United States urges Uzbekistan to end forced labor
Today the US placed Uzbekistan in the lowest rank in the Global Trafficking in Persons Report, for failing to end forced labor and curb human trafficking in 2012
(Washington) – Today’s decision by the Department of State to place Uzbekistan in Tier 3 in the Global Trafficking in Persons Report (J/TIP) reaffirms the United States commitment to supporting victims of human trafficking in Uzbekistan and around the world, said the Cotton Campaign in a letter to Secretary of State John Kerry. The report is an annual assessment of human trafficking around the world and the efforts of individual governments to combat it. The Tier 3 ranking is a statement that the Uzbek government has failed to make significant efforts to end forced labor and curb human trafficking.
“We commend the State Department’s decision to place Uzbekistan in Tier 3,” said Dr. Sanjar Umarov, Sunshine Coalition. “This placement adds urgency to the international community’s calls on the Uzbek government to end forced labor of children and adults in the cotton sector.”
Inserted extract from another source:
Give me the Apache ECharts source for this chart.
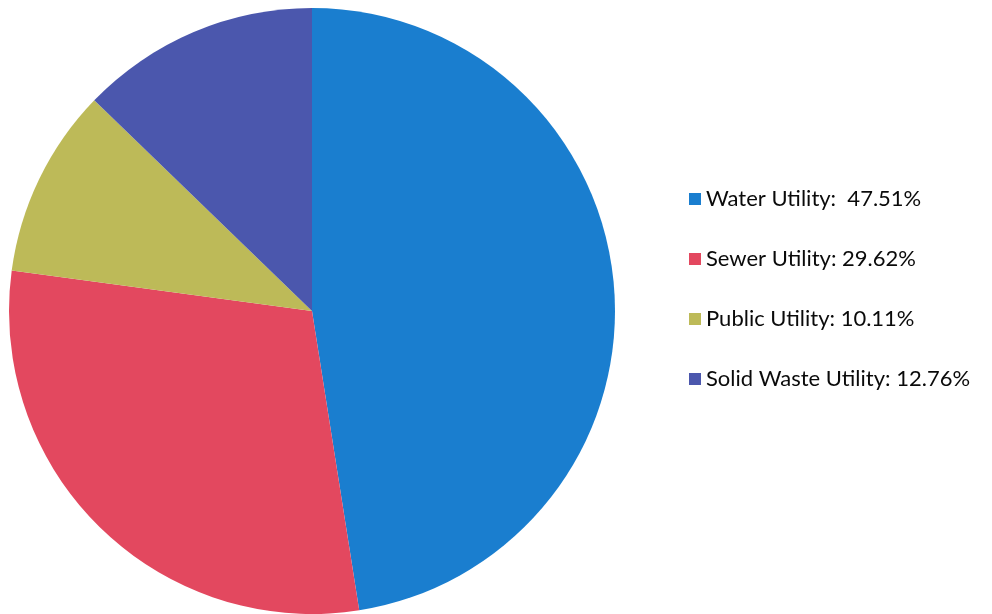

"This finding reinforces the confidence that investors and other stakeholders can have in the Trafficking in Persons Report," said Bennett Freeman, Senior Vice President for Sustainability Research and Policy, Calvert Investments. "State-sponsored forced labor in Uzbekistan continues to be a major concern for the investment community."
In 2012, the Uzbek government mobilized the forced labor of over a million children and adults. Regional authorities enforced state cotton quotas on farmers, under threat of taking their land. While there was not the nationwide shut-down of primary schools, authorities mobilized children ages 15 to 17 nationwide and younger children sporadically. Children forced to pick cotton worked excessive hours, conducted arduous physical work in hazardous conditions and under threat of punishment, including expulsion from school. Government employees – including teachers, doctors, nurses, and soldiers – and private business employees were forced to pick cotton under threat of dismissal from work, the loss of salary, pensions and welfare benefits. Authorities extracted fines from those who failed to meet their cotton quotas. This spring, the Uzbek government is again mobilizing children as young as age 10 and adults to plow and weed cotton fields. On April 19, the deputy governor of Namangan region beat seven farmers for planting onions instead of cotton. As is the case each year during the fall cotton harvest, the forced labor of government employees is once again disrupting the delivery of essential public services, including health care and education.
UNICEF, one of the only UN agencies granted permission to operate in Uzbekistan, issued the following conclusion on the 2012 cotton harvest: “UNICEF’s observations do confirm that forced child labor in Uzbekistan remains a major and extensive problem as it observed in 2012 the massive mobilization of senior secondary school students for weeks at a time in the cotton fields.”
“We applaud the U.S. Department of State for recognizing the serious forced child and adult labor conditions that exist in Uzbek cotton fields,” said Nate Herman, Vice President of International Trade, American Apparel and Footwear Association. “The Tier 3 ranking now applied to Uzbekistan in the 2013 Trafficking in Persons report paves the way for all stakeholders to work toward a positive solution. We look forward to continuing that work with the U.S. Department of State as we move forward to address force child and adult labor in Uzbekistan.
Under the Trafficking Victims Protection Act, the US has discretion to apply targeted sanctions on countries in Tier 3. "We urge the Uzbek government to follow the recommendation of the tripartite International Labour Organization, and reiterated by the United States today, to invite a high-level ILO mission by August 1, to monitor the fall harvest,” said Dr. Lorretta Johnson, Secretary-Treasurer, American Federation of Teachers. “Delays would result in another year in which more than a million children and adults are forced to pick cotton and present a strong argument for the U.S. to proceed with sanctions, as provided for in the TVPA.”